Reject if no public key. Warn otherwise. Right?
> And any leniency leaves room for attackers to exploit. Warning may
> be acceptable, but how the warning is presented to the recipient of
> the message is crucial.
Right. I should note, the interest is in establishing the required
consistency and understanding where there could otherwise be threats or
holes using Accept (ok), Reject (not Ok), Warn (I don't know). Any other
similar terminology can be used and it may or not may be the basis for
feading a reader client information.
This brings up another point:
I think DKIM should prepare itself for presenting structure result
information to MUA and MFA (Mail Filtering Agents) software. I didn't read
all the various statements about the Authentication-Results: header, but
there wasn't a clear structured layout of how results can be written for
If we expect to help future MUA/MFAs, then we should be defining these now.
> Some signature failure conditions should always indicate rejection:
> Key expiration, key revocation, non-existent public key, malformed
> signature data. This is why knowing why a signature failed is
> important.

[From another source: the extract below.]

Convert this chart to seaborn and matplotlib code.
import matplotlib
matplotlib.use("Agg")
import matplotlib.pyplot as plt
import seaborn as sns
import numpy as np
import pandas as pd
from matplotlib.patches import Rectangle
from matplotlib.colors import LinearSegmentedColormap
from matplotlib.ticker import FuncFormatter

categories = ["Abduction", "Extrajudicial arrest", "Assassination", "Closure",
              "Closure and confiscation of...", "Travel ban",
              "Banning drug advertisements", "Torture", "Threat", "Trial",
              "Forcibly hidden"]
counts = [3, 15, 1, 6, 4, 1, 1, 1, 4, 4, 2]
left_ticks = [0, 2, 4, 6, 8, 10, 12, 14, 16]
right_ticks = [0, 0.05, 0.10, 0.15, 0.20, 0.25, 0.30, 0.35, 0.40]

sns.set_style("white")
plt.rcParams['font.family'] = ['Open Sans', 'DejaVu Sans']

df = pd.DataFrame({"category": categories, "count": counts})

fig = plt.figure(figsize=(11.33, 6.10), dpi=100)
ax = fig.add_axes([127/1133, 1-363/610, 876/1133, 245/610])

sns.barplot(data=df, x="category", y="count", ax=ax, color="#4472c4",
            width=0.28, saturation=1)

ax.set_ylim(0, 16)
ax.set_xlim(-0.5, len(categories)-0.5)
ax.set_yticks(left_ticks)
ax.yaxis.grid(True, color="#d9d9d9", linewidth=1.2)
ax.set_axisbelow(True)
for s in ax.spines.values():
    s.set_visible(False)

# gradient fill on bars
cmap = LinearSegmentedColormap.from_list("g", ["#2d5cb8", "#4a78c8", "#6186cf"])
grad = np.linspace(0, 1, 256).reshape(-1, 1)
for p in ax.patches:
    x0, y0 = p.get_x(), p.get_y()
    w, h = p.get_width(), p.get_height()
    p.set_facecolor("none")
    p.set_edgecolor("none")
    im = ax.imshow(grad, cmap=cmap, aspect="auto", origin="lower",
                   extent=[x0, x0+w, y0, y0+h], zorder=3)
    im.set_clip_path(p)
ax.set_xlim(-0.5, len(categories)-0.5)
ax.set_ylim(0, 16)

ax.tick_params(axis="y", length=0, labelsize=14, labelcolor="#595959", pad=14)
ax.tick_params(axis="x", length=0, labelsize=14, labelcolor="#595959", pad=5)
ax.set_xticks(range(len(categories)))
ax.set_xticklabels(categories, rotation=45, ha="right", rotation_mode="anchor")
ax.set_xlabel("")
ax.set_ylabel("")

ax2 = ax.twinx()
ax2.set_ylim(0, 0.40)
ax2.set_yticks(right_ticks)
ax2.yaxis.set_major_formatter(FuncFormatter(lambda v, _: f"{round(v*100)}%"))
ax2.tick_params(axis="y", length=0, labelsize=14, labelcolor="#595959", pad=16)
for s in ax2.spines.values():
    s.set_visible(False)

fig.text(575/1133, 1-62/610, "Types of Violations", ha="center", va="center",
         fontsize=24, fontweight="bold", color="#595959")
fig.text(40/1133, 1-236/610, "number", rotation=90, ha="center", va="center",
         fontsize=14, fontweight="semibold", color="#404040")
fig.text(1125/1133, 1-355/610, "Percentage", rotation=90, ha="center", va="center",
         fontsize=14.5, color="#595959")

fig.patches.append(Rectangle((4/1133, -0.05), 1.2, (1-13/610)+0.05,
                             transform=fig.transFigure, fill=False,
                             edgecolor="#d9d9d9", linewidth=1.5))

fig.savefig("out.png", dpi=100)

If everything looks good, but the hashes do not match,
> then outright rejection may not be completely desirable.
Right. But I have a question:
Why is mail (body) integrity important when it seems DKIM is more concern
about which domain signed the message?
In the old fidonet days, we used a strong Dupe Checking logic using
Message-ID: lines. Technically, we don't need the body at all if we use a
strong Message-ID: requirement representation for the message signing.
I am just winging it now:
1) Signing process includes Message-ID:
2) Verifier records Message-ID:
3) If another message arrives with Message-ID, then you have
tracking/dupe checking so its not possible to replay the
same signed header.
Off hand, I don't see a replay attack using a strong Message-ID: Verifier
> In this case, the SSP could determine what the verifier should do
> since the behavior should be consistent. I.e. If SSP will not
> support failure policies, then all verifiers should treat a fail
> condition the same (to avoid exploitation).

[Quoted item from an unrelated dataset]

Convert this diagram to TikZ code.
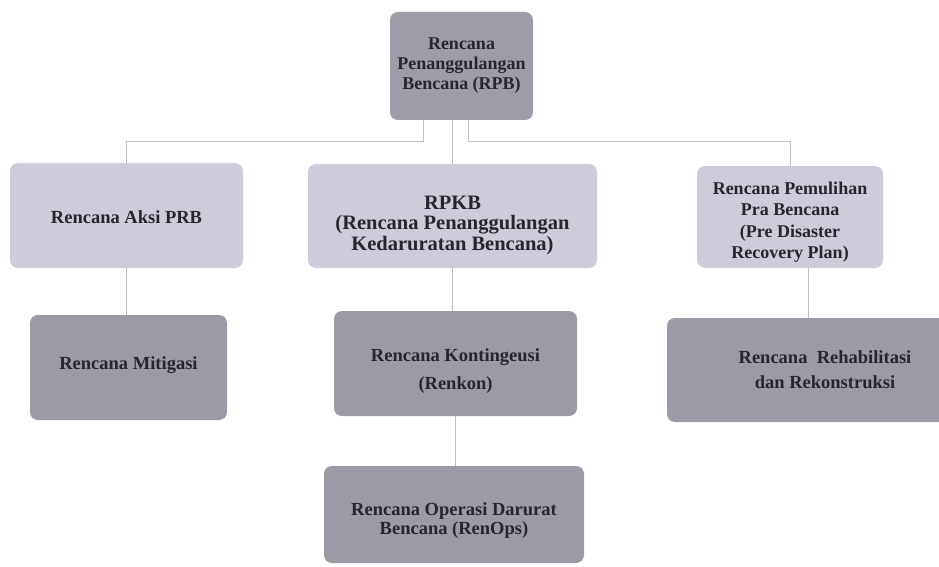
\documentclass[tikz,border=0pt]{standalone}
\usepackage{fontspec}
\setmainfont{Liberation Serif}
\definecolor{topgray}{RGB}{158,156,168}
\definecolor{lightbox}{RGB}{205,204,218}
\definecolor{darkbox}{RGB}{156,154,164}
\definecolor{linkgray}{RGB}{190,190,196}
\definecolor{ink}{RGB}{40,38,44}
\tikzset{
  box/.style={rectangle, rounded corners=8pt},
  txt/.style={align=center, inner sep=0pt, text=ink, font=\bfseries\fontsize{18.5}{21}\selectfont},
  link/.style={draw=linkgray, line width=0.9pt},
}

\begin{document}
\begin{tikzpicture}[x=1pt,y=-1pt]
\useasboundingbox (0,0) rectangle (939,567);
\clip (0,0) rectangle (939,567);
\node[box, fill=topgray, minimum width=143pt, minimum height=108pt,
  label={[txt, font=\bfseries\fontsize{18}{20}\selectfont]center:{Rencana\\Penanggulangan\\Bencana (RPB)}}] (rpb) at (461.5,66) {};
\node[box, fill=lightbox, minimum width=233pt, minimum height=105pt,
  label={[txt, yshift=-1.5pt]center:{Rencana Aksi PRB}}] (aksi) at (126.5,215.5) {};
\node[box, fill=lightbox, minimum width=289pt, minimum height=104pt,
  label={[txt, yshift=-9pt, font=\bfseries\fontsize{20.5}{20.5}\selectfont]center:{RPKB\\(Rencana Penanggulangan\\Kedaruratan Bencana)}}] (rpkb) at (452.5,216) {};
\node[box, fill=lightbox, minimum width=186pt, minimum height=102pt,
  label={[txt, yshift=-5pt, font=\bfseries\fontsize{18}{21.5}\selectfont]center:{Rencana Pemulihan\\Pra Bencana\\(Pre Disaster\\Recovery Plan)}}] (pemulihan) at (790,217) {};
\node[box, fill=darkbox, minimum width=197pt, minimum height=105pt,
  label={[txt, yshift=2pt]center:{Rencana Mitigasi}}] (mitigasi) at (128.5,367.5) {};
\node[box, fill=darkbox, minimum width=243pt, minimum height=105pt,
  label={[txt, yshift=-8pt, font=\bfseries\fontsize{18.5}{28}\selectfont]center:{Rencana Kontingeusi\\(Renkon)}}] (renkon) at (455.5,363.5) {};
\node[box, fill=darkbox, minimum width=316pt, minimum height=104pt,
  label={[txt, font=\bfseries\fontsize{18.5}{25}\selectfont]center:{Rencana~ Rehabilitasi\\dan Rekonstruksi}}] (rehab) at (825,370) {};
\node[box, fill=darkbox, minimum width=260pt, minimum height=97pt,
  label={[txt, yshift=-6pt, font=\bfseries\fontsize{18.5}{19}\selectfont]center:{Rencana Operasi Darurat\\Bencana (RenOps)}}] (renops) at (454,514.5) {};
\coordinate (bus) at (0,141);

\path[link] ([xshift=-38.5pt]rpb.south) |- (bus -| aksi.north) -- (aksi.north);
\path[link] (rpb.south -| rpkb.north) -- (rpkb.north);
\path[link] ([xshift=6.5pt]rpb.south) |- (bus -| pemulihan.north) -- (pemulihan.north);
\path[link] (aksi.south) -- (aksi.south |- mitigasi.north);
\path[link] (rpkb.south) -- (rpkb.south |- renkon.north);
\path[link] ([xshift=18pt]pemulihan.south) -- ([xshift=18pt]pemulihan.south |- rehab.north);
\path[link] (renkon.south) -- (renkon.south |- renops.north);
\end{tikzpicture}
\end{document}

Yes, I think this is good idea. Failure Policies and possible also optional
"Reporting Policy" would be EXTREMELY useful for a feedback system.
> If SSP allows failure policy definitions, some domains may be willing
> to live with hash not equal failure if a warning is provided (since
> the domain does not want to prevent complete rejection of email).
> While others may want a stricter policy.
> The forwarding/mailing-list scenario does complicate things. Hence,
> some domains may support a warning for hash failure during early
> deployment, but will hope forwarding/mailing-list services will change
> so rejection can be done.
So its important to be able to detect a hash failure vs a signing failure?
> > If we were able to detect a HASHING failure, for example, the "virtual"
> > warning/logging (asssesment) might be:
> > "WARNING: This message failed a DKIM hashing error."
> Of course, a message like to a receipient will just confuse them.
> Something more useful will need to be communicated to a recipient.
Just pointing out if its possible to detect a hash error vs a overall
signing error. Does it hurt to expose the SHA1 hashing base64 along with
the final signature? Or is this too much information for a crypto hacker?
> All verification behavior must be consistent in how successes and
> failures are handled. If variability in behavior is determined to
> be essential (especially during early DKIM adoption) such behavior
> should be controled by SSP. If verifiers are allowed discretion on
> how to treat things, it opens up things to exploitation.
I would like to know what Eric Allman thinks about all this.
Hector Santos, Santronics Software, Inc.